** start Data provided **

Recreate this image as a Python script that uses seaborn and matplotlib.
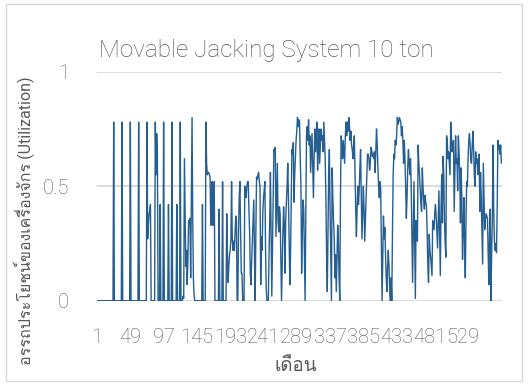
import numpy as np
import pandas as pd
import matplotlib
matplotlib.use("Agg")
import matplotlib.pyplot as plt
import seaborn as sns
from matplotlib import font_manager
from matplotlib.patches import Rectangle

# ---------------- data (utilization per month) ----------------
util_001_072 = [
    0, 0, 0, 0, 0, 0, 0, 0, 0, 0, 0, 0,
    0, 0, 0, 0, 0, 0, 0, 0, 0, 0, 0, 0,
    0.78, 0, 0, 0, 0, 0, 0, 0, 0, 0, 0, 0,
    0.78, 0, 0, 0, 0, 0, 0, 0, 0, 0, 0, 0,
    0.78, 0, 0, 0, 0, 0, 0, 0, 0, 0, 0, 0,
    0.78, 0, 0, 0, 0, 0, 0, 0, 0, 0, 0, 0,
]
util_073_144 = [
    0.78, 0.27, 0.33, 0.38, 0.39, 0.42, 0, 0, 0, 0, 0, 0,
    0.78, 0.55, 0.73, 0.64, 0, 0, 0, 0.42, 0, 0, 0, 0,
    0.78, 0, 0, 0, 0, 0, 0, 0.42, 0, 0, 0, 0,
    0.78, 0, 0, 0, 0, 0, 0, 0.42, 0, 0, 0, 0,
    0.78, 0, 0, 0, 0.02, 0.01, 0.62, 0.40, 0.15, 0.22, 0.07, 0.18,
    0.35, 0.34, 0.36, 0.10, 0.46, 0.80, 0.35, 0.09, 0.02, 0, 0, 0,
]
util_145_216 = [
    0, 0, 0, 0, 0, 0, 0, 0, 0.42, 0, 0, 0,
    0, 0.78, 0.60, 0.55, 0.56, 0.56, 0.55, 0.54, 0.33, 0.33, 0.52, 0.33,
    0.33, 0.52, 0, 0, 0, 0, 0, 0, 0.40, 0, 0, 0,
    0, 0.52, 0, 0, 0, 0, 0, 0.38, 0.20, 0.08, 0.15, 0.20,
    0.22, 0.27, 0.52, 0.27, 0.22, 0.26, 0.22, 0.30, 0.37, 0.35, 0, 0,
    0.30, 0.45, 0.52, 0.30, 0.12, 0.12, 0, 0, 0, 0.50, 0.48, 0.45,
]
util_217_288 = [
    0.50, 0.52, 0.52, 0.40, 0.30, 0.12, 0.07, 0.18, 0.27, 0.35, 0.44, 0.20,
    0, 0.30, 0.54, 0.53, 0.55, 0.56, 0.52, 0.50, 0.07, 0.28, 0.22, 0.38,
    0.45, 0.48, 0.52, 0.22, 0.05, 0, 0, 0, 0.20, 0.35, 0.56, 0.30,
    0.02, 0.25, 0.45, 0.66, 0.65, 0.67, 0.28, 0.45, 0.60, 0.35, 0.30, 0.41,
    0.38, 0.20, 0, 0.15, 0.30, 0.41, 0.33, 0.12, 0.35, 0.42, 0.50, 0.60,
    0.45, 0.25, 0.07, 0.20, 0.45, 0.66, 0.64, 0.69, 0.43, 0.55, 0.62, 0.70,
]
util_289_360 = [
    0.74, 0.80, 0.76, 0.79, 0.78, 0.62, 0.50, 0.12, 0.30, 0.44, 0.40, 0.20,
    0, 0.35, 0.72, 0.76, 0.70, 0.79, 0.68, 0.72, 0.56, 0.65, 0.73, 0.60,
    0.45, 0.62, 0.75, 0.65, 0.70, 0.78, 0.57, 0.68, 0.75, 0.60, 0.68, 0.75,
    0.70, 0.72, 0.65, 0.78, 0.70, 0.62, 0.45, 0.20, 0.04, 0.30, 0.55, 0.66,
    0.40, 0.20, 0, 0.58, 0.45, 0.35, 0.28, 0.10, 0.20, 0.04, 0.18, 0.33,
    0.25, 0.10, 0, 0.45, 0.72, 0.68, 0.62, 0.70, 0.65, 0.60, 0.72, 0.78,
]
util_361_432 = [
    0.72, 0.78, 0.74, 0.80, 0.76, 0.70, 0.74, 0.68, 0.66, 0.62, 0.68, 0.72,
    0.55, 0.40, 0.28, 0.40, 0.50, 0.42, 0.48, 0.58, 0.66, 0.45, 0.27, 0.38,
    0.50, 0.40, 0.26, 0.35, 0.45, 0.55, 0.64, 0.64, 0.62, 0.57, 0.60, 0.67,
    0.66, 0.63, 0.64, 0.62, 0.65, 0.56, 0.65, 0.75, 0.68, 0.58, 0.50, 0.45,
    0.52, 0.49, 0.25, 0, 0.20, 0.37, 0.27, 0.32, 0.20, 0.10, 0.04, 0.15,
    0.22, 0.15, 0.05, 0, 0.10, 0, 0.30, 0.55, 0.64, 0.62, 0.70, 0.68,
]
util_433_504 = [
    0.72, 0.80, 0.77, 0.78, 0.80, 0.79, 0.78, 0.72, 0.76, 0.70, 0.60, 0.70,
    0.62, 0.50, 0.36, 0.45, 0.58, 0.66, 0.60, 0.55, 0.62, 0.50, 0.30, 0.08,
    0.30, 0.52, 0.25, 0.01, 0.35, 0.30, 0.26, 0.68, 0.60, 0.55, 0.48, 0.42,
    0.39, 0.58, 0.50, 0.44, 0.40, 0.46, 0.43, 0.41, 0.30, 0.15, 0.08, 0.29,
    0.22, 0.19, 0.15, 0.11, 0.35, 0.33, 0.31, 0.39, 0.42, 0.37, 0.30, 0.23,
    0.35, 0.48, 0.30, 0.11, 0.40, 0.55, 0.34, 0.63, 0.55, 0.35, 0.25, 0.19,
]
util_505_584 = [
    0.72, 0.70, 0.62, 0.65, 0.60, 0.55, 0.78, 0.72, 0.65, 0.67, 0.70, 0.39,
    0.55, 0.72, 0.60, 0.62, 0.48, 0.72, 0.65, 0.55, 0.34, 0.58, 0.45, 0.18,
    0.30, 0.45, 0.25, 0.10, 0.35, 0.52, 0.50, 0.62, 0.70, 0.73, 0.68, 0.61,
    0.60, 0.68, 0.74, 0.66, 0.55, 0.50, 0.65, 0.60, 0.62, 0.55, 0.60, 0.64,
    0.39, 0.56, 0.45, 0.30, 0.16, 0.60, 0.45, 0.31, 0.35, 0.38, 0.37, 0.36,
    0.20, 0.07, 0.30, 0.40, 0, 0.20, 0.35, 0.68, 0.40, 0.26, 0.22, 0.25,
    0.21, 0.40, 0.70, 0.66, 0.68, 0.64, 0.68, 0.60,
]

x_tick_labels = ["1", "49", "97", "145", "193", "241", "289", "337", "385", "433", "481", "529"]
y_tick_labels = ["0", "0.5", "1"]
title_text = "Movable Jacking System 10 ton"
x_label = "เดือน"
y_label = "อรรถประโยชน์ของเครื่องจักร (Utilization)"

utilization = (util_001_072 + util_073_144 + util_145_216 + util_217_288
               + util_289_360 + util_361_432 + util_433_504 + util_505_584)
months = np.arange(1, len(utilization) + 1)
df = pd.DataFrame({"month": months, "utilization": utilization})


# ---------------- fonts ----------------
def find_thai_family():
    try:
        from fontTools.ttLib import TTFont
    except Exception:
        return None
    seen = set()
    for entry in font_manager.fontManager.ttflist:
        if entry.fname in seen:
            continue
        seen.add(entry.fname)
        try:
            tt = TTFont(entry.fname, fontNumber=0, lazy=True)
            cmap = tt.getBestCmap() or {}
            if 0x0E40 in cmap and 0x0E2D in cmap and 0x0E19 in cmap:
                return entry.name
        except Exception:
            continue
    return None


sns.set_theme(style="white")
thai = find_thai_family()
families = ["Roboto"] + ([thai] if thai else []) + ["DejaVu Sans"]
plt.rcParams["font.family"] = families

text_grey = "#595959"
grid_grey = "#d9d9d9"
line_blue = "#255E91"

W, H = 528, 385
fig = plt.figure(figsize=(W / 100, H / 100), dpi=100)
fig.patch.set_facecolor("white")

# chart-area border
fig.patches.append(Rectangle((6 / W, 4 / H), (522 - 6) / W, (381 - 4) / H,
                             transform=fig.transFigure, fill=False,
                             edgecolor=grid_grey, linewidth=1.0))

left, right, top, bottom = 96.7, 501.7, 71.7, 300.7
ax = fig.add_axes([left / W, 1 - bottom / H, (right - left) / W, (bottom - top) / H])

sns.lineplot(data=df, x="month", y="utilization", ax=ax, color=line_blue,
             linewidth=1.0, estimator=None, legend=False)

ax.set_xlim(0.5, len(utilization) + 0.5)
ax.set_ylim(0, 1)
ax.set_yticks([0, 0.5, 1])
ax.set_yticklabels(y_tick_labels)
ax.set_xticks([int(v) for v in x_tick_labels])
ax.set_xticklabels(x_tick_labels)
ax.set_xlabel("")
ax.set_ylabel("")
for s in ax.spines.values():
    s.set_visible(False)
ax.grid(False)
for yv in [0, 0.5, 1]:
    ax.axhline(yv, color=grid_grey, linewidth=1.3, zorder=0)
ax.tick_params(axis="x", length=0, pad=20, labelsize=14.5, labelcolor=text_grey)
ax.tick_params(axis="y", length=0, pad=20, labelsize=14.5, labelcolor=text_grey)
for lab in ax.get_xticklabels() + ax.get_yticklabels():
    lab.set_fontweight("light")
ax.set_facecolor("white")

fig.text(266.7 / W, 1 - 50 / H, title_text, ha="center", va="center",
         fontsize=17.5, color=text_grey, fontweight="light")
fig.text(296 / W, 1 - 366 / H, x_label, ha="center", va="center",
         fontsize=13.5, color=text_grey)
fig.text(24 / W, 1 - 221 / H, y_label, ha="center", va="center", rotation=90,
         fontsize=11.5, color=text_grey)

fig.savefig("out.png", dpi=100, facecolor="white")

** end Data provided **

> _Short exercise_
Restate each line from the start of the listing through the line bearing "from matplotlib.patches import Rectangle" word for word. Drop the pictures.

> _Finished answer_
Recreate this image as a Python script that uses seaborn and matplotlib.
import numpy as np
import pandas as pd
import matplotlib
matplotlib.use("Agg")
import matplotlib.pyplot as plt
import seaborn as sns
from matplotlib import font_manager
from matplotlib.patches import Rectangle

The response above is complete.